[Stored rows]

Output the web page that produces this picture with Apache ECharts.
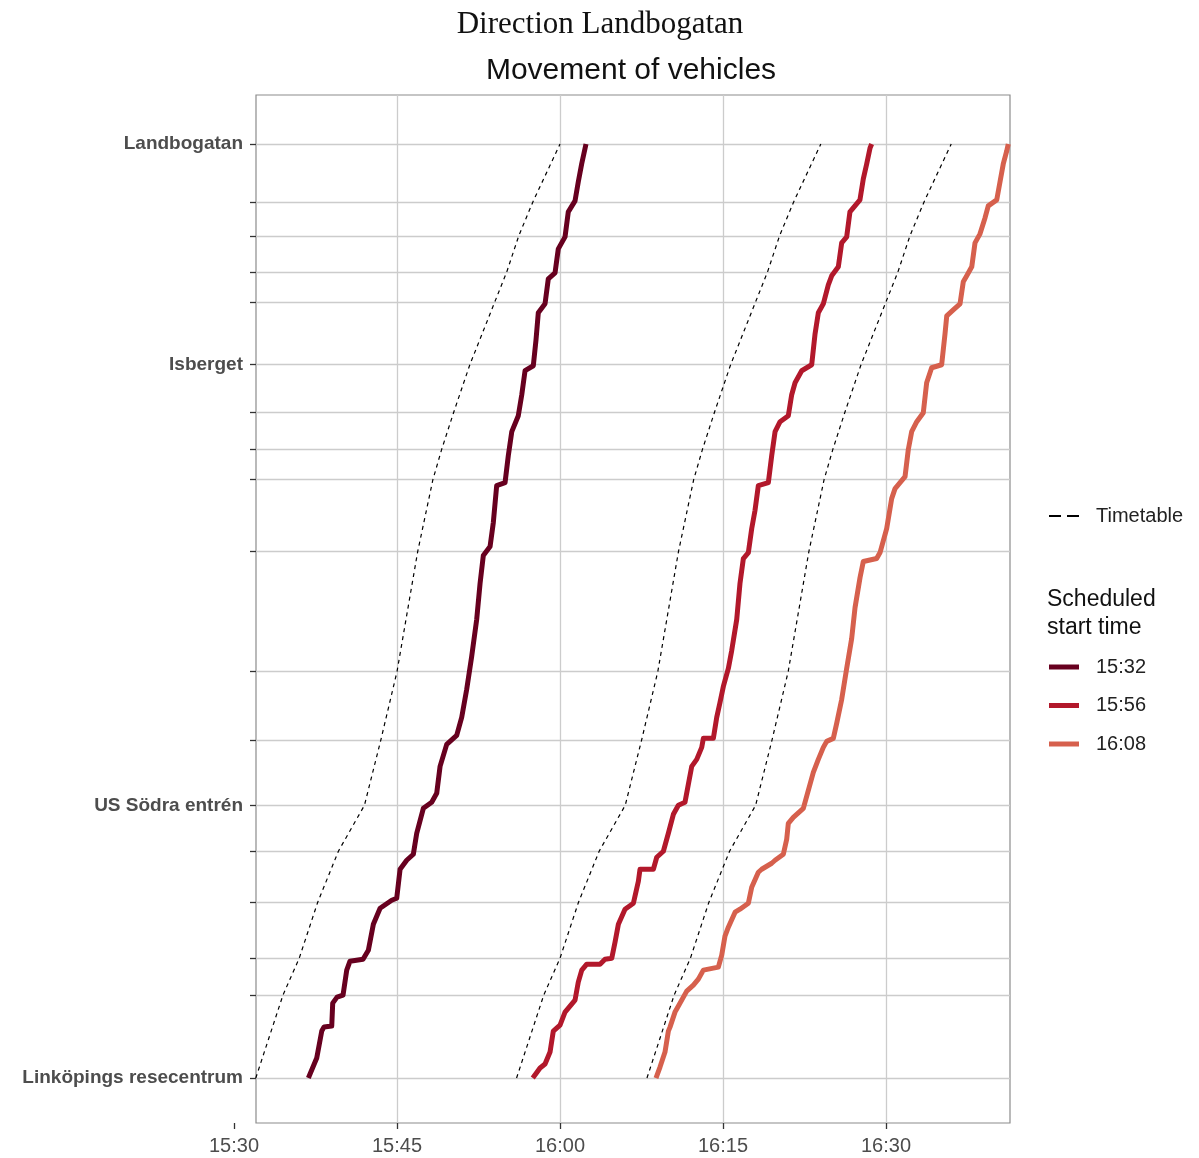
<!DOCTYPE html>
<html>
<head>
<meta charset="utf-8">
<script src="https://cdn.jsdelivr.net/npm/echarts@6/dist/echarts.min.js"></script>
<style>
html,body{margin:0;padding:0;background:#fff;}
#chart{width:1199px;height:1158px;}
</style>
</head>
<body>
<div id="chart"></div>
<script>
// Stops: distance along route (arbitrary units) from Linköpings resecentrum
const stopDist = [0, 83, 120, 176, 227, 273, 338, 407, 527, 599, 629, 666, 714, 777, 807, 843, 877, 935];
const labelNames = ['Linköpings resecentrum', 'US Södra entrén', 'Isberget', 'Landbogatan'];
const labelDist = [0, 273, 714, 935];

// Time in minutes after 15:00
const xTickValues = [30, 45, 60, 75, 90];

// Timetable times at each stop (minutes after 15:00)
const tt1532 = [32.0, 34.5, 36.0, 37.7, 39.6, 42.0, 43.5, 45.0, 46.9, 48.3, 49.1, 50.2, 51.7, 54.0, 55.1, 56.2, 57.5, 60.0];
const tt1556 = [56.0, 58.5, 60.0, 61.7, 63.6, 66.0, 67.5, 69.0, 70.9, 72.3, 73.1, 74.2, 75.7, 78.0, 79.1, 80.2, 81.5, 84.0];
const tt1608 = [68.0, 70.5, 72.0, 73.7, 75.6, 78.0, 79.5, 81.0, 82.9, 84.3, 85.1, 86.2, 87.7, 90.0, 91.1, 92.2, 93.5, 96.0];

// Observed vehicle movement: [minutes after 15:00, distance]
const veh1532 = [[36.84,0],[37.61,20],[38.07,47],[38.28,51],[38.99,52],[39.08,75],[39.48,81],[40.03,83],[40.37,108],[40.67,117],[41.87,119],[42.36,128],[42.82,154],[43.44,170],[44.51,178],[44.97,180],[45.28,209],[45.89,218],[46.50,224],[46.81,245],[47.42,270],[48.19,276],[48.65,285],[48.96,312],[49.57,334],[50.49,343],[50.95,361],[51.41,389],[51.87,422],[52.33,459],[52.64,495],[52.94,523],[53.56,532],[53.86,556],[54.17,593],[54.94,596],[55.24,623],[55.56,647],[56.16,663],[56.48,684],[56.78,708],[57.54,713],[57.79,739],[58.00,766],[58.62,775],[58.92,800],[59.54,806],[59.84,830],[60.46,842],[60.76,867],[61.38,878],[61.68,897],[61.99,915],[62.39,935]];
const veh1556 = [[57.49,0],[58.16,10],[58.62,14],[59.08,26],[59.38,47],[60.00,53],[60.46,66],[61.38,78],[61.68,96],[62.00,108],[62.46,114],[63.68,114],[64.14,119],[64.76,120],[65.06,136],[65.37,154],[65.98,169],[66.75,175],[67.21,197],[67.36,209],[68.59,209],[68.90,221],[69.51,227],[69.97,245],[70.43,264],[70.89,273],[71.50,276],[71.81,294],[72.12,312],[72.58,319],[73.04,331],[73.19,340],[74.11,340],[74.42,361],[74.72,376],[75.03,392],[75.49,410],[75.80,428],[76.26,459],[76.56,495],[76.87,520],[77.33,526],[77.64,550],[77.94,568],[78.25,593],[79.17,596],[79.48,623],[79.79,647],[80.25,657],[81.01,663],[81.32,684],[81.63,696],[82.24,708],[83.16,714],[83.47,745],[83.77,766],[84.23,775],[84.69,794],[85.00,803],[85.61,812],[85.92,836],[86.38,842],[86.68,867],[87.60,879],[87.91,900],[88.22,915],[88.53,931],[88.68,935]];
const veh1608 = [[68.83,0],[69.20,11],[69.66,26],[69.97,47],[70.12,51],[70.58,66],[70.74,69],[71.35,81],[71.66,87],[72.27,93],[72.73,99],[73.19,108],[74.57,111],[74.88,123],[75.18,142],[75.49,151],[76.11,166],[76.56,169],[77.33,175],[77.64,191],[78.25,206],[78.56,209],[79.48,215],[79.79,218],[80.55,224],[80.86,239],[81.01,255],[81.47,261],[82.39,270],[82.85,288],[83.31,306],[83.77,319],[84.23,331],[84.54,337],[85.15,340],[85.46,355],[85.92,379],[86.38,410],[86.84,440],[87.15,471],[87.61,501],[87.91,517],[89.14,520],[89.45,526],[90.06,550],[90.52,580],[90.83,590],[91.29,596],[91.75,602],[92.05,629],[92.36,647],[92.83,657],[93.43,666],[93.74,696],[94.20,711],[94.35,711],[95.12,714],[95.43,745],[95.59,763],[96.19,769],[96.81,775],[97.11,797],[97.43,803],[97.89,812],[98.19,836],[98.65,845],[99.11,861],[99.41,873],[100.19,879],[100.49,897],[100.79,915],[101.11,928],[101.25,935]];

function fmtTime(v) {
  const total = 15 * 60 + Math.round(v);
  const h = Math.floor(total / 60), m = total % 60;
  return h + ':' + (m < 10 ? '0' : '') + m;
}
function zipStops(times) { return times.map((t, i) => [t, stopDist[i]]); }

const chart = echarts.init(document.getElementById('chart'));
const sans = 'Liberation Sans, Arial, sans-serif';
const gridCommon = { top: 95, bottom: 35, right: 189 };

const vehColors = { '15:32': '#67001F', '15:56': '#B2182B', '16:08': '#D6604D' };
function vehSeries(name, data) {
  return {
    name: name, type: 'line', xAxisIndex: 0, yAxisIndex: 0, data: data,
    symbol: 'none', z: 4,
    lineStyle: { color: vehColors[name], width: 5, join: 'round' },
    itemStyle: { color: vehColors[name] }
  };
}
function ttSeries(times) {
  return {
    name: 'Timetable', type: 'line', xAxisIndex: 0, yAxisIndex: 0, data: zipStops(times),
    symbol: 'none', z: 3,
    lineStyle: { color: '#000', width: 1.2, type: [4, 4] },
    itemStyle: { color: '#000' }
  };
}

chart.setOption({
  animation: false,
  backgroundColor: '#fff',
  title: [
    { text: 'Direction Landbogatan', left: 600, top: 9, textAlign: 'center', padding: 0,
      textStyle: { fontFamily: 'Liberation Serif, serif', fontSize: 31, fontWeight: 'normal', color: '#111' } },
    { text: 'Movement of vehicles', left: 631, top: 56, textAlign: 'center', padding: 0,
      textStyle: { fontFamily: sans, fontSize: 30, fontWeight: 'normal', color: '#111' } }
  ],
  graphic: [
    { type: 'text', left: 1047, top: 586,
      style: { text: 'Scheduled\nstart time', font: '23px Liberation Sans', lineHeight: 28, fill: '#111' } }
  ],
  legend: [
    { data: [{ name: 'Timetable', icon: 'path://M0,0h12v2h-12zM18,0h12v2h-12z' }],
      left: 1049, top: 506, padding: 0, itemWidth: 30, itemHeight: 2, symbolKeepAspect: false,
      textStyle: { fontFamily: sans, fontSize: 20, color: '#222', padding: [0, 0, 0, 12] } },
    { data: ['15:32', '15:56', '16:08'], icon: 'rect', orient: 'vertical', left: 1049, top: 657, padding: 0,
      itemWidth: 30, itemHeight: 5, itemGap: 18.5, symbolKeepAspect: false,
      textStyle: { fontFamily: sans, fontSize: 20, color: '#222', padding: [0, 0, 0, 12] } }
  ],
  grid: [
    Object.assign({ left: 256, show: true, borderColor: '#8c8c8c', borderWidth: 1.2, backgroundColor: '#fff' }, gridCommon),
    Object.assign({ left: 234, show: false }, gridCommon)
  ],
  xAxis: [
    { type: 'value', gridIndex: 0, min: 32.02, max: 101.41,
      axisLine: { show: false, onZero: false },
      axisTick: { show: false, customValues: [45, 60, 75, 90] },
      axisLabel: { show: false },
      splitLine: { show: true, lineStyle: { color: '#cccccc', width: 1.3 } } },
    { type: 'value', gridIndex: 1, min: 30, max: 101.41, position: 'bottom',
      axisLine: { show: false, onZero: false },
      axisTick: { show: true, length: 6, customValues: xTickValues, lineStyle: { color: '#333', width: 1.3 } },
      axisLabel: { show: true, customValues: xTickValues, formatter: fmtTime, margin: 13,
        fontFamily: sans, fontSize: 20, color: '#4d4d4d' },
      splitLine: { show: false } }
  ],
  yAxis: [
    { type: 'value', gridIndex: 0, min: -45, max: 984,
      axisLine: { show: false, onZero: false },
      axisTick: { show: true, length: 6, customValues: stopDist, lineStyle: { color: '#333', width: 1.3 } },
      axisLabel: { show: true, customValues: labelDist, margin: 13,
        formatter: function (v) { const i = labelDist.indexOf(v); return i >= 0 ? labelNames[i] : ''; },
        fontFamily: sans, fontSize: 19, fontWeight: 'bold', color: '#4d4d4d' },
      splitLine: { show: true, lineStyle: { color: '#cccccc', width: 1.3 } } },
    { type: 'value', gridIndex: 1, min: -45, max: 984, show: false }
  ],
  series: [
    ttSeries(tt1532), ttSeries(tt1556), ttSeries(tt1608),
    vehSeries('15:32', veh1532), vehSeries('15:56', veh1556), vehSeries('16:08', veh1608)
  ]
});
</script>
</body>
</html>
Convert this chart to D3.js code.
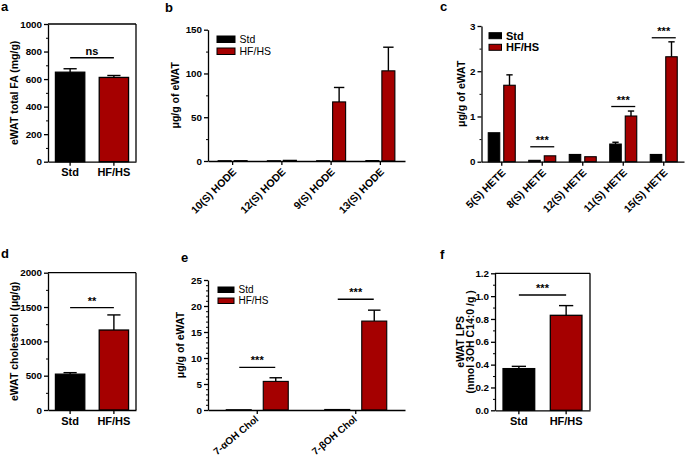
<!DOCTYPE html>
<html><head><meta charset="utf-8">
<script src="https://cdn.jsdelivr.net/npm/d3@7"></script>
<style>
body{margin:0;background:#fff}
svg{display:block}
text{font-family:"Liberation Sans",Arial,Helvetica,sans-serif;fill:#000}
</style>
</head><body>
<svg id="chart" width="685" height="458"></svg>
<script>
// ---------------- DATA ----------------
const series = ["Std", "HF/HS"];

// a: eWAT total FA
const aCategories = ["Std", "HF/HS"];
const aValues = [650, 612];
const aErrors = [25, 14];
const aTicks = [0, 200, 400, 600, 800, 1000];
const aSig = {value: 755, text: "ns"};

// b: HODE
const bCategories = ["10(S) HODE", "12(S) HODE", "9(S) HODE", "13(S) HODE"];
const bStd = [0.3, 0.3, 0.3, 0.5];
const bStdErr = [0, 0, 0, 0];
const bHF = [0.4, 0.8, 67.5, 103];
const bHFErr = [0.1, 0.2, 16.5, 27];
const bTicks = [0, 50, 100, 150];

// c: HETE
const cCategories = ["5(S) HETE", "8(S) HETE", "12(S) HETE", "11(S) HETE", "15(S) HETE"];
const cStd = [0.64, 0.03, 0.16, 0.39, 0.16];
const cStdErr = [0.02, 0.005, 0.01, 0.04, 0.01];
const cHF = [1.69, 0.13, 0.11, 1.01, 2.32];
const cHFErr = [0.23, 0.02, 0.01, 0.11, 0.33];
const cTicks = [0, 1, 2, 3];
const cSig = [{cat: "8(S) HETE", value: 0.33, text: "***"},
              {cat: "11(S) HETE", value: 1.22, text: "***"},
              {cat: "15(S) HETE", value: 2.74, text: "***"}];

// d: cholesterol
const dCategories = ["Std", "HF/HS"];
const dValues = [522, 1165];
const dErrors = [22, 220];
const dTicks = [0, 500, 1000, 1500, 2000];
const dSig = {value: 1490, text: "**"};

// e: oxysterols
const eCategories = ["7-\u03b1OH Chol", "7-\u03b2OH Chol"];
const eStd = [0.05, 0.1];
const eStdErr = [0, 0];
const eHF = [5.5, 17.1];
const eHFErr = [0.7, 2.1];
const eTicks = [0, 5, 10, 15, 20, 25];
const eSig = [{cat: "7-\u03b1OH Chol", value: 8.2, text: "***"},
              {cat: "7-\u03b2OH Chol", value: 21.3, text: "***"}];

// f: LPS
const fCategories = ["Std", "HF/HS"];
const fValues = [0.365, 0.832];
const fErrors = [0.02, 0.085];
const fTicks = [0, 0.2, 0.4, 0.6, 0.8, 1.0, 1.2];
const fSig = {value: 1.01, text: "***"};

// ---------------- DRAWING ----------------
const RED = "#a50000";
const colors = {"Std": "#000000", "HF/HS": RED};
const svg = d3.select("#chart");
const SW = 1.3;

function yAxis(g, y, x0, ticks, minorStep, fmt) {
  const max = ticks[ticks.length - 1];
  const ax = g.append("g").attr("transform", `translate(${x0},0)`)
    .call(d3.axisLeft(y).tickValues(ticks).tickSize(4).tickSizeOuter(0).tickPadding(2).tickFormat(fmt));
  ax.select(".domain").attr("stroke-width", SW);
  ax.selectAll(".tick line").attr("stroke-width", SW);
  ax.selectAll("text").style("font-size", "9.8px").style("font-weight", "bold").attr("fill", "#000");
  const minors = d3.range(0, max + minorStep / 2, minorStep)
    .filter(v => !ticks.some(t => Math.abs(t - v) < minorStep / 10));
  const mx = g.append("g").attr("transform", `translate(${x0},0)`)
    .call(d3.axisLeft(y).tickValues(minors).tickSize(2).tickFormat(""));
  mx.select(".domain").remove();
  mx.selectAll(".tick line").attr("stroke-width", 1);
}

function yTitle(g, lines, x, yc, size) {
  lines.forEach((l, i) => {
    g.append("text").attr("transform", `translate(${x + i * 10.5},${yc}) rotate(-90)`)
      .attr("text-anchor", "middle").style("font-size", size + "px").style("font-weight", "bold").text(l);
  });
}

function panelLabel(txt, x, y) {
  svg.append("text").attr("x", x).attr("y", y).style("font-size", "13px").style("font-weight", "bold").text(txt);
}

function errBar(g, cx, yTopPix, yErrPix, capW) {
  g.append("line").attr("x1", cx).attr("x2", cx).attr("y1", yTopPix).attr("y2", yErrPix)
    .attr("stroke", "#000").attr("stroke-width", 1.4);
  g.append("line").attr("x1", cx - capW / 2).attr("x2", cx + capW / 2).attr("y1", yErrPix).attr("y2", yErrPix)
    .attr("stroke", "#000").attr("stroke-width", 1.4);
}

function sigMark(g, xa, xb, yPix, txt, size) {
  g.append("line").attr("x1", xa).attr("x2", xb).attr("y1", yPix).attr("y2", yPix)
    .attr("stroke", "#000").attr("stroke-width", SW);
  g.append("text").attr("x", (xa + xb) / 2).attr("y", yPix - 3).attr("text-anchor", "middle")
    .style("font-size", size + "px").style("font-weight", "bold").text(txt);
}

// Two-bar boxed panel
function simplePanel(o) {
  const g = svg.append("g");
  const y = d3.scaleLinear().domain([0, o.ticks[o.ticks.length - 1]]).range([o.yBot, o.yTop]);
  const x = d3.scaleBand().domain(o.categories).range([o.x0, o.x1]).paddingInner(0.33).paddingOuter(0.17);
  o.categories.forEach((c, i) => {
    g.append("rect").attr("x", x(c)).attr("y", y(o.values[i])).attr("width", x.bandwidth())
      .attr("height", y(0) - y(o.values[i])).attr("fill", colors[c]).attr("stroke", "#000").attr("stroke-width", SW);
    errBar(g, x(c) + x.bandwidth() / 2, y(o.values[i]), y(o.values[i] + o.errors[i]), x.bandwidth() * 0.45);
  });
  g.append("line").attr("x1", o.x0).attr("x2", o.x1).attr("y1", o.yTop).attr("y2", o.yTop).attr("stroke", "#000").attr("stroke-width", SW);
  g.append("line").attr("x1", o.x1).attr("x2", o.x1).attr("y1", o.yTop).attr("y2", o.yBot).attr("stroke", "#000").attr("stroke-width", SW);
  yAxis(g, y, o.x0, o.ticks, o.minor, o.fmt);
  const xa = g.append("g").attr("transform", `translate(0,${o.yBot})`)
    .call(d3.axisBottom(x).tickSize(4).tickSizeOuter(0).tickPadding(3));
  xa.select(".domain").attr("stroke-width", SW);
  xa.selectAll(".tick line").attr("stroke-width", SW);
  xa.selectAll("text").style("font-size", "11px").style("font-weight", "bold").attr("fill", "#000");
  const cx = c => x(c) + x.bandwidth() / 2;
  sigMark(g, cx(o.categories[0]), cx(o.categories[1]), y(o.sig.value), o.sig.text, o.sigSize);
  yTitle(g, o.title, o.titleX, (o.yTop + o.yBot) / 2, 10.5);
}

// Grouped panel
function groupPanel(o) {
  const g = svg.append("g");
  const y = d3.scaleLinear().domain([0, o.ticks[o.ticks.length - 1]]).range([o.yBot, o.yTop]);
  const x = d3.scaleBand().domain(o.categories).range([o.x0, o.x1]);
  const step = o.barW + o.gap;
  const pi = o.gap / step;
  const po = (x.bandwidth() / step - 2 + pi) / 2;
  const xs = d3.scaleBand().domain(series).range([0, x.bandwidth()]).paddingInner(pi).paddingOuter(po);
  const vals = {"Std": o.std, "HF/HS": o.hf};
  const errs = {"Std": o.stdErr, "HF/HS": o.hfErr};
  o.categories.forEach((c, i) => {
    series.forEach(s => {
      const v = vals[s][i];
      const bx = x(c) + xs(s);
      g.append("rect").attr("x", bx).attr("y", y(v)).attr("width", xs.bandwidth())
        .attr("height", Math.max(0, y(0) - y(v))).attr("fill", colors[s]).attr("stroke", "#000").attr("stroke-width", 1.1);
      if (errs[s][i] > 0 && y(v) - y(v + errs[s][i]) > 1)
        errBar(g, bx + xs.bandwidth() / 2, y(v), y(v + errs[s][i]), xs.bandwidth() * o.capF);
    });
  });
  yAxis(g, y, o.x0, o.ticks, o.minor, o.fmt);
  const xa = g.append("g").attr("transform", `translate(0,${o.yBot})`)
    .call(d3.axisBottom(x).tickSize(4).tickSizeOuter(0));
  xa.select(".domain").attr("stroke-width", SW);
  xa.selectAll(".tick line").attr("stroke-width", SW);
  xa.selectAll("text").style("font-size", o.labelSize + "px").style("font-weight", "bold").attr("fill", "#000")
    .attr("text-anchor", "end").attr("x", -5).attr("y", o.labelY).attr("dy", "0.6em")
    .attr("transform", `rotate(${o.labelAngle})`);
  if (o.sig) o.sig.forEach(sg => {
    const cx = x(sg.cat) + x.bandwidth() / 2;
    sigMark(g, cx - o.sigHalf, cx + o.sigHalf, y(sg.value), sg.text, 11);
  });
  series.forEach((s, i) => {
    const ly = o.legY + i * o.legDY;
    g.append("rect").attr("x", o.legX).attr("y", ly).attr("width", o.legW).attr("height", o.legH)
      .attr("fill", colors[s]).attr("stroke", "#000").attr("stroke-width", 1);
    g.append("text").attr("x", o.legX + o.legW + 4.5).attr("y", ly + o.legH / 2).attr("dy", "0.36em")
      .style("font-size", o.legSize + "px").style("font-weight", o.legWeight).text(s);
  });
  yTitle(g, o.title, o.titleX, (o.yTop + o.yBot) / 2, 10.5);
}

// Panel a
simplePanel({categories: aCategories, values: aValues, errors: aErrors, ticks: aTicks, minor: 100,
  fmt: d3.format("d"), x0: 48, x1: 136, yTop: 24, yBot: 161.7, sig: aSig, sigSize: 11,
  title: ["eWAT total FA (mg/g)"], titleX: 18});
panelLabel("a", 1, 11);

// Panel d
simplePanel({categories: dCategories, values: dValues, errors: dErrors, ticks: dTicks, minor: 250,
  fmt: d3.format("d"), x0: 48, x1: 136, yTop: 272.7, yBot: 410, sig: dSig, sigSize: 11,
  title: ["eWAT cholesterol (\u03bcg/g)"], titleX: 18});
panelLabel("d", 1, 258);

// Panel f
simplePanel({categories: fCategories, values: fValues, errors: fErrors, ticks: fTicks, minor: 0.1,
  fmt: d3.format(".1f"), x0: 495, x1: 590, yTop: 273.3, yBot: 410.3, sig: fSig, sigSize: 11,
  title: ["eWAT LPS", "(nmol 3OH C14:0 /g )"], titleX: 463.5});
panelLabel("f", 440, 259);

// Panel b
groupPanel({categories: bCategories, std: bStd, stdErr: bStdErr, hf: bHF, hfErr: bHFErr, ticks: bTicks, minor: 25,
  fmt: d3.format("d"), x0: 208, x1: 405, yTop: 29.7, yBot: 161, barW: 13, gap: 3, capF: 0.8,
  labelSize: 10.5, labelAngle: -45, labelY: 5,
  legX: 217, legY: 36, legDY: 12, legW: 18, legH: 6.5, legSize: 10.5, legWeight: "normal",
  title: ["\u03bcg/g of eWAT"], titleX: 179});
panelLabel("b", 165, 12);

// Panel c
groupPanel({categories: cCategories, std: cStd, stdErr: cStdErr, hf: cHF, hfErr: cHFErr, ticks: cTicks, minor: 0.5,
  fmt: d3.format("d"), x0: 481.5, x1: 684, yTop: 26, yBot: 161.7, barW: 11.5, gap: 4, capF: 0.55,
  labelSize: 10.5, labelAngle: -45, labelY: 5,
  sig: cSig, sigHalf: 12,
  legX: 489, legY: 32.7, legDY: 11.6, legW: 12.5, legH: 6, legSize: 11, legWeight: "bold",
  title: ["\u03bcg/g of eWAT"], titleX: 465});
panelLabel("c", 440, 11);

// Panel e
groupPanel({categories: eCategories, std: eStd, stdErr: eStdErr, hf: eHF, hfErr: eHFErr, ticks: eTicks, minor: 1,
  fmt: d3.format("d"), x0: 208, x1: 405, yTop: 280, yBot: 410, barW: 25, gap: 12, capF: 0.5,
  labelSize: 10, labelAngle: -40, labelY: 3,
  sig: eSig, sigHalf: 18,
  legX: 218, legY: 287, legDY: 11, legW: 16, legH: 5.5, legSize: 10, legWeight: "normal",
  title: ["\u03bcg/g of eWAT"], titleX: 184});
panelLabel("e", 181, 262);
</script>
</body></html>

[Exercise description] Only lines belong in the copy: transcribe those from the start of the data through the line that contains "const labelDist = [0, 273, 714, 935];", and skip the pictures.

[Solution]
Output the web page that produces this picture with Apache ECharts.
<!DOCTYPE html>
<html>
<head>
<meta charset="utf-8">
<script src="https://cdn.jsdelivr.net/npm/echarts@6/dist/echarts.min.js"></script>
<style>
html,body{margin:0;padding:0;background:#fff;}
#chart{width:1199px;height:1158px;}
</style>
</head>
<body>
<div id="chart"></div>
<script>
// Stops: distance along route (arbitrary units) from Linköpings resecentrum
const stopDist = [0, 83, 120, 176, 227, 273, 338, 407, 527, 599, 629, 666, 714, 777, 807, 843, 877, 935];
const labelNames = ['Linköpings resecentrum', 'US Södra entrén', 'Isberget', 'Landbogatan'];
const labelDist = [0, 273, 714, 935];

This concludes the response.